Stated problem —
Return the whole listing, line for line, without the pictures in it.
>> start Data lines
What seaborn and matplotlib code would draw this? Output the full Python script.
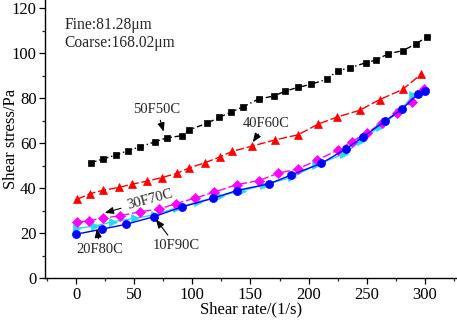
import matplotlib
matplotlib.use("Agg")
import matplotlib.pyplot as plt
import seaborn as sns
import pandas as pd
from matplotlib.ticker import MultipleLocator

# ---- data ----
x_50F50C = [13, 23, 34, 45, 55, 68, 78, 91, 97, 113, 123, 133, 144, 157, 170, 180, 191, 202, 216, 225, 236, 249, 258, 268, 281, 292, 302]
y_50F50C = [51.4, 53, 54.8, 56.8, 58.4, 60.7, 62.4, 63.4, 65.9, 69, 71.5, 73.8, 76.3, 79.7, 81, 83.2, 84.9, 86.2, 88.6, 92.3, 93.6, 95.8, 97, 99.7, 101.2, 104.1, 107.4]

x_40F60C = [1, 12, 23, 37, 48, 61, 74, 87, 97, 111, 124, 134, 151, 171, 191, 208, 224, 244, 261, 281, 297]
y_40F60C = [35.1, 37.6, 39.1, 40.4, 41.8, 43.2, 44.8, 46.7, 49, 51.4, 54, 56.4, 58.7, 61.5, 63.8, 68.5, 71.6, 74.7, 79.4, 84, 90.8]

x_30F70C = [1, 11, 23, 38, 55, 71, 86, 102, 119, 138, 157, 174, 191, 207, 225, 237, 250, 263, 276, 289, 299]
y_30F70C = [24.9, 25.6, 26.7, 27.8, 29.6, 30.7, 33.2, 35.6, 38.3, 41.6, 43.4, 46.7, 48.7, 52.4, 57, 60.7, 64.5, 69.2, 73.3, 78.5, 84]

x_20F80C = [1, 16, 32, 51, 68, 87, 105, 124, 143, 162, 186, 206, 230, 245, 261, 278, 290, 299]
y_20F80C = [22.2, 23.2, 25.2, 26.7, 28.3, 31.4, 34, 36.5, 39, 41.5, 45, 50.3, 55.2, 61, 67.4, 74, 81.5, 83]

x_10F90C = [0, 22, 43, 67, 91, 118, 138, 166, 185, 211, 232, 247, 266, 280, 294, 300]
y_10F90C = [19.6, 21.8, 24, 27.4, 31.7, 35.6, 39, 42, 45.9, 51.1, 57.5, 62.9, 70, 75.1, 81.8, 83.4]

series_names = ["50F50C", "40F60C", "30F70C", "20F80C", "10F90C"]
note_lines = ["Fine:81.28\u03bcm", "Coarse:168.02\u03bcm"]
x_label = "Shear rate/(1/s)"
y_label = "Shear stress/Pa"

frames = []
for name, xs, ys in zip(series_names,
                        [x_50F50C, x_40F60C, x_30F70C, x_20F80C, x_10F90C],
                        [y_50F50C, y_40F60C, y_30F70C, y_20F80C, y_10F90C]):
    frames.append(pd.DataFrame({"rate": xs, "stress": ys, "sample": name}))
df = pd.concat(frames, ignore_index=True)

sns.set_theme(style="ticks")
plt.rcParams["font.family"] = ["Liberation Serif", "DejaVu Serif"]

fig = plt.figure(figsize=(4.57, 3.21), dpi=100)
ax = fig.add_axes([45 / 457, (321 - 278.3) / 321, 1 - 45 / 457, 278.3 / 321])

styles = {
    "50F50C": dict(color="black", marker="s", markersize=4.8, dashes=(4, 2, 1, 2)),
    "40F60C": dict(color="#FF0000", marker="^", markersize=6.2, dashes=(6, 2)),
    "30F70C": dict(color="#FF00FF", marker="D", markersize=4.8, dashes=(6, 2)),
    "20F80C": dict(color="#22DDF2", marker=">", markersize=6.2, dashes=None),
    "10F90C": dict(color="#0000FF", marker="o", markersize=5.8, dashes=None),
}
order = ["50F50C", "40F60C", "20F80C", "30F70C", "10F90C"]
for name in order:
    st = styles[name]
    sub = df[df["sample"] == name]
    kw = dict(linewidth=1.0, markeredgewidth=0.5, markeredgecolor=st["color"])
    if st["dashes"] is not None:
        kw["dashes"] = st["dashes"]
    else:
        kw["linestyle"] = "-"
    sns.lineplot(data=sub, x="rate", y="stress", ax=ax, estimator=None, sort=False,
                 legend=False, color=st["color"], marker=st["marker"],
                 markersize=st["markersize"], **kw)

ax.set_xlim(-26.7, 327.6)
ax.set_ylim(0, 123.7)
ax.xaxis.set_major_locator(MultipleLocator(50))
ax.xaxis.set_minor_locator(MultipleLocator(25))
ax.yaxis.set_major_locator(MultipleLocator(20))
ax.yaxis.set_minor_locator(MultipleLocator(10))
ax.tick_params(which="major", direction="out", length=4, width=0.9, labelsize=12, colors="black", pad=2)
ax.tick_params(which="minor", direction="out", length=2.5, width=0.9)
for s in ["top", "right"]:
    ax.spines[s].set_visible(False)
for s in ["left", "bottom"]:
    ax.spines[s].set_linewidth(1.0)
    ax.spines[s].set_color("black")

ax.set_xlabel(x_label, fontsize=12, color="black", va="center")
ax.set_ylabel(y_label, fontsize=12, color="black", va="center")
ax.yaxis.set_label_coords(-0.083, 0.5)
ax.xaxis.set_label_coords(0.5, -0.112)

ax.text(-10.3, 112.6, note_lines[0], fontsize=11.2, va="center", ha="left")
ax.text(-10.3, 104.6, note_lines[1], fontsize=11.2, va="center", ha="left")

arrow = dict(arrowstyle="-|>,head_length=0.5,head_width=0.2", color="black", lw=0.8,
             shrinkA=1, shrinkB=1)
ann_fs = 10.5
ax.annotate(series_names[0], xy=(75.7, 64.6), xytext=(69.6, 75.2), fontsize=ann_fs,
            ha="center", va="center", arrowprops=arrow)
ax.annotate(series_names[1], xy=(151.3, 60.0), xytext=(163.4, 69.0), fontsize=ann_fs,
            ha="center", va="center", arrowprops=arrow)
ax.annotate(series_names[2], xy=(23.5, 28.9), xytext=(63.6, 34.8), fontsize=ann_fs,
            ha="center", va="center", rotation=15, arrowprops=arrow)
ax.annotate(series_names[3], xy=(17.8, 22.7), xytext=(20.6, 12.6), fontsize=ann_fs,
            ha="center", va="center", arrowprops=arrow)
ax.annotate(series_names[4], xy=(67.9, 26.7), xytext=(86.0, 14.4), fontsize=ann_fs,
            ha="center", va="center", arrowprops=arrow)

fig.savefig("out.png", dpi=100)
>> end Data lines
Result —
What seaborn and matplotlib code would draw this? Output the full Python script.
import matplotlib
matplotlib.use("Agg")
import matplotlib.pyplot as plt
import seaborn as sns
import pandas as pd
from matplotlib.ticker import MultipleLocator

# ---- data ----
x_50F50C = [13, 23, 34, 45, 55, 68, 78, 91, 97, 113, 123, 133, 144, 157, 170, 180, 191, 202, 216, 225, 236, 249, 258, 268, 281, 292, 302]
y_50F50C = [51.4, 53, 54.8, 56.8, 58.4, 60.7, 62.4, 63.4, 65.9, 69, 71.5, 73.8, 76.3, 79.7, 81, 83.2, 84.9, 86.2, 88.6, 92.3, 93.6, 95.8, 97, 99.7, 101.2, 104.1, 107.4]

x_40F60C = [1, 12, 23, 37, 48, 61, 74, 87, 97, 111, 124, 134, 151, 171, 191, 208, 224, 244, 261, 281, 297]
y_40F60C = [35.1, 37.6, 39.1, 40.4, 41.8, 43.2, 44.8, 46.7, 49, 51.4, 54, 56.4, 58.7, 61.5, 63.8, 68.5, 71.6, 74.7, 79.4, 84, 90.8]

x_30F70C = [1, 11, 23, 38, 55, 71, 86, 102, 119, 138, 157, 174, 191, 207, 225, 237, 250, 263, 276, 289, 299]
y_30F70C = [24.9, 25.6, 26.7, 27.8, 29.6, 30.7, 33.2, 35.6, 38.3, 41.6, 43.4, 46.7, 48.7, 52.4, 57, 60.7, 64.5, 69.2, 73.3, 78.5, 84]

x_20F80C = [1, 16, 32, 51, 68, 87, 105, 124, 143, 162, 186, 206, 230, 245, 261, 278, 290, 299]
y_20F80C = [22.2, 23.2, 25.2, 26.7, 28.3, 31.4, 34, 36.5, 39, 41.5, 45, 50.3, 55.2, 61, 67.4, 74, 81.5, 83]

x_10F90C = [0, 22, 43, 67, 91, 118, 138, 166, 185, 211, 232, 247, 266, 280, 294, 300]
y_10F90C = [19.6, 21.8, 24, 27.4, 31.7, 35.6, 39, 42, 45.9, 51.1, 57.5, 62.9, 70, 75.1, 81.8, 83.4]

series_names = ["50F50C", "40F60C", "30F70C", "20F80C", "10F90C"]
note_lines = ["Fine:81.28\u03bcm", "Coarse:168.02\u03bcm"]
x_label = "Shear rate/(1/s)"
y_label = "Shear stress/Pa"

frames = []
for name, xs, ys in zip(series_names,
                        [x_50F50C, x_40F60C, x_30F70C, x_20F80C, x_10F90C],
                        [y_50F50C, y_40F60C, y_30F70C, y_20F80C, y_10F90C]):
    frames.append(pd.DataFrame({"rate": xs, "stress": ys, "sample": name}))
df = pd.concat(frames, ignore_index=True)

sns.set_theme(style="ticks")
plt.rcParams["font.family"] = ["Liberation Serif", "DejaVu Serif"]

fig = plt.figure(figsize=(4.57, 3.21), dpi=100)
ax = fig.add_axes([45 / 457, (321 - 278.3) / 321, 1 - 45 / 457, 278.3 / 321])

styles = {
    "50F50C": dict(color="black", marker="s", markersize=4.8, dashes=(4, 2, 1, 2)),
    "40F60C": dict(color="#FF0000", marker="^", markersize=6.2, dashes=(6, 2)),
    "30F70C": dict(color="#FF00FF", marker="D", markersize=4.8, dashes=(6, 2)),
    "20F80C": dict(color="#22DDF2", marker=">", markersize=6.2, dashes=None),
    "10F90C": dict(color="#0000FF", marker="o", markersize=5.8, dashes=None),
}
order = ["50F50C", "40F60C", "20F80C", "30F70C", "10F90C"]
for name in order:
    st = styles[name]
    sub = df[df["sample"] == name]
    kw = dict(linewidth=1.0, markeredgewidth=0.5, markeredgecolor=st["color"])
    if st["dashes"] is not None:
        kw["dashes"] = st["dashes"]
    else:
        kw["linestyle"] = "-"
    sns.lineplot(data=sub, x="rate", y="stress", ax=ax, estimator=None, sort=False,
                 legend=False, color=st["color"], marker=st["marker"],
                 markersize=st["markersize"], **kw)

ax.set_xlim(-26.7, 327.6)
ax.set_ylim(0, 123.7)
ax.xaxis.set_major_locator(MultipleLocator(50))
ax.xaxis.set_minor_locator(MultipleLocator(25))
ax.yaxis.set_major_locator(MultipleLocator(20))
ax.yaxis.set_minor_locator(MultipleLocator(10))
ax.tick_params(which="major", direction="out", length=4, width=0.9, labelsize=12, colors="black", pad=2)
ax.tick_params(which="minor", direction="out", length=2.5, width=0.9)
for s in ["top", "right"]:
    ax.spines[s].set_visible(False)
for s in ["left", "bottom"]:
    ax.spines[s].set_linewidth(1.0)
    ax.spines[s].set_color("black")

ax.set_xlabel(x_label, fontsize=12, color="black", va="center")
ax.set_ylabel(y_label, fontsize=12, color="black", va="center")
ax.yaxis.set_label_coords(-0.083, 0.5)
ax.xaxis.set_label_coords(0.5, -0.112)

ax.text(-10.3, 112.6, note_lines[0], fontsize=11.2, va="center", ha="left")
ax.text(-10.3, 104.6, note_lines[1], fontsize=11.2, va="center", ha="left")

arrow = dict(arrowstyle="-|>,head_length=0.5,head_width=0.2", color="black", lw=0.8,
             shrinkA=1, shrinkB=1)
ann_fs = 10.5
ax.annotate(series_names[0], xy=(75.7, 64.6), xytext=(69.6, 75.2), fontsize=ann_fs,
            ha="center", va="center", arrowprops=arrow)
ax.annotate(series_names[1], xy=(151.3, 60.0), xytext=(163.4, 69.0), fontsize=ann_fs,
            ha="center", va="center", arrowprops=arrow)
ax.annotate(series_names[2], xy=(23.5, 28.9), xytext=(63.6, 34.8), fontsize=ann_fs,
            ha="center", va="center", rotation=15, arrowprops=arrow)
ax.annotate(series_names[3], xy=(17.8, 22.7), xytext=(20.6, 12.6), fontsize=ann_fs,
            ha="center", va="center", arrowprops=arrow)
ax.annotate(series_names[4], xy=(67.9, 26.7), xytext=(86.0, 14.4), fontsize=ann_fs,
            ha="center", va="center", arrowprops=arrow)

fig.savefig("out.png", dpi=100)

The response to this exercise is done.